Quando il papà perde la testa: "Troppe aspettative sui figli"
Il padre di Cristian Shpendi che domenica pomeriggio ha invaso il campo dell’Orogel Stadium Dino Manuzzi prendendo di mira il portiere avversario (e che col suo gesto ieri si è visto accollare un daspo di tre anni) è, purtroppo, soltanto la punta di un iceberg la cui base comincia molto più in basso, a livello delle squadre giovanili e dello sport dilettantistico.
"Si parte dalle giovanili – sospira Davide Ceccaroni, presidente della sezione cesenate Uisp - Farebbe ridere, se non fosse così triste, raccontare dei nonni che si aspettavano fuori da un campetto di calcio per ‘regolare conti’ che soltanto loro credevano si fossero aperti in campo tra i rispettivi nipoti. Le tribune in certi casi sono ben lontane dall’essere luoghi di svago delle famiglie che si godono qualche ora di divertimento seguendo i propri figli. C’è chi se la prende con l’arbitro, chi con l’allenatore e chi con gli avversari. E i toni sono spesso decisamente sopra le righe".

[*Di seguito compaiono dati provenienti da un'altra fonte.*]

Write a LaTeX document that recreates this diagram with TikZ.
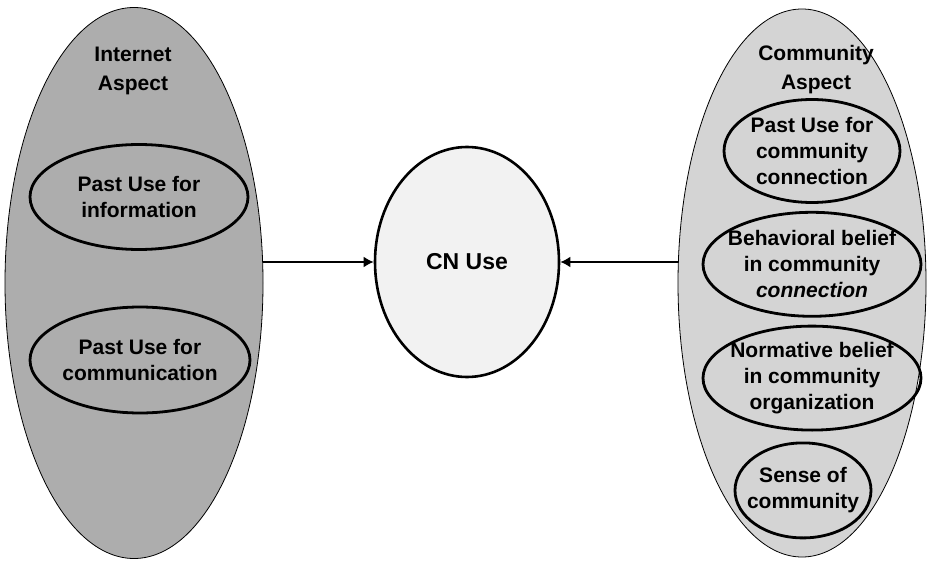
\documentclass[tikz,border=0pt]{standalone}
\usepackage{fontspec}
\setmainfont{Liberation Sans}
\usetikzlibrary{positioning,shapes.geometric,arrows.meta}

\begin{document}
\begin{tikzpicture}[x=1pt,y=-1pt,
		aspect/.style={ellipse,draw=black,line width=0.8pt,inner sep=0pt},
		factor/.style={ellipse,draw=black,line width=2.8pt,align=center,inner xsep=-12pt,inner ysep=-2pt,font=\fontsize{21}{26}\selectfont\bfseries},
		heading/.style={align=center,font=\fontsize{21}{29}\selectfont\bfseries},
		link/.style={-{Latex[length=10pt,width=11pt]},line width=2.6pt}]
		\useasboundingbox (0,0) rectangle (928,561);
		% internet side
		\node[aspect,fill=black!32,minimum width=258pt,minimum height=551pt] (inet) at (134,283) {};
		\node[heading] (inettitle) at (133,71) {Internet\\Aspect};
		\node[factor,minimum width=218pt,minimum height=105pt] (info) at (139,197) {Past Use for\\information};
		\node[factor,minimum width=220pt,minimum height=106pt] (comm) at (140,360) {Past Use for\\communication};
		
		% community side
		\node[aspect,fill=black!17,minimum width=248pt,minimum height=548pt] (comty) at (802,283) {};
		\node[heading] (comtytitle) at (816,70) {Community\\Aspect};
		\node[factor,minimum width=176pt,minimum height=103pt] (pastcomm) at (812,151) {Past Use for\\community\\connection};
		\node[factor,minimum width=218pt,minimum height=104pt,below=7pt of pastcomm] (behav) {Behavioral belief\\in community\\\itshape connection};
		\node[factor,minimum width=218pt,minimum height=104pt,below=7pt of behav] (norm) {Normative belief\\in community\\organization};
		\node[factor,minimum width=136pt,minimum height=95pt,below=10pt of norm,xshift=-9pt] (sense) {Sense of\\community};
		
		% CN use
		\node[ellipse,draw=black,line width=2.6pt,fill=black!5,minimum width=184pt,minimum height=230pt,font=\fontsize{23}{28}\selectfont\bfseries] (cn) at (467,262) {CN Use};
		\draw[link] (cn.west -| inet.east)--(cn.west);
		\draw[link] (cn.east -| comty.west)--(cn.east);
	\end{tikzpicture}
\end{document}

L’argomento è uno dei frutti della ‘cultura’ del ventunesimo secolo, nel quale si stanno facendo largo atteggiamenti e convinzioni che in un passato non troppo lontano non erano nemmeno ipotizzabili. "Fino a qualche anno fa – riprende Ceccaroni – nell’immaginario collettivo c’era l’idea romantica del calciatore visto come il ragazzo che è riuscito a trasformare la passione della vita in un lavoro. Ora invece si parla dei contratti, dei mega assegni, delle piogge di milioni. Così si finisce fuori strada". Quello che un padre non è riuscito a fare, allora deve farlo il figlio, che magari col primo stipendio potrebbe permettere al genitore di cambiare auto, mollare il lavoro e sostituire l’appartamento con la villa vista mare. "Così arriviamo ai genitori che si aggrappano alle transenne, pronti a prendersela con chiunque, a loro avviso, si stia mettendo sulla strada che porterà il figlio a calcare chissà quale palcoscenico. E se il ragazzo non ci riesce, non dipende dal fatto che il grande talento non è per tutti, ma piuttosto dall’incompetenza di allenatori e compagni. E’ triste, davvero. Chi legge queste riflessioni quanti anni ha? Si ricorda di quando era ragazzo e andava al campetto del quartiere? Ora tante squadre non ci sono più, si sono perse le realtà dove tutti potevano giocare e divertirsi. Ora l’unica cosa che conta sta diventando la voglia di emergere. Un tempo si tornava a casa sudati, magari dopo aver perso, ma comunque felici. Ora si torna a casa con la pattuglia della polizia o dei carabinieri che qualcuno ha fatto intervenire per placare gli animi dei papà. Serve tornare dove eravamo. Farlo è una responsabilità anche della politica, che deve tutelare lo sport per tutti, nel vero senso della parola".
Sul tema interviene anche Nicoletta Tozzi, presidente dell’Atletica Endas Cesena, con un passato da campionessa in pista, ma anche mental coach e da sempre immersa a 360 gradi nel mondo dello sport. "Ricordo i primi anni nei quali collaboravo con il Cesena Calcio anche come responsabile formazione – riflette – tra le prime cose che proposi ci fu l’idea di avviare dei corsi per genitori. La proposta venne subito accolta con entusiasmo, perché il trend che si stava delineando era già evidente. Credo tanto nello sport e nel suo enorme potenziale nel far crescere giovani migliori, ma è anche vero che le famiglie hanno la possibilità di inceppare questo meccanismo virtuoso. In tanti campi mi è capitato di leggere le regole di un decalogo rivolto ai genitori, che spesso però non vengono rispettate, nel nome di non si bene quali competenze che certe persone ritengono di dover far valere. Un genitore può essere un problema o una risorsa. Tocca a lui scegliere e in base alla sua scelta cambiano molte cose. Per i figli, prima di tutto".
La strada indicata da Tozzi è quella che passa da un approccio diverso con le sfide della vita: "Non è solo una questione relativa allo sport, ma a tutta la società, scuola compresa. Oggi spesso i genitori finiscono col voler fare gli avvocati dei figli. E in questo modo non li aiutano affatto. Mio babbo tifava per me, quando gareggiavo. Sapeva che dovevo fare due giri di pista, ma sul resto non è mai entrato nel merito. Il punto credo sia proprio questo: a tutti veniva naturale fare quello che oggi non lo è più. I segnali sono tanti. E sono seri. Bisogna invertire la rotta".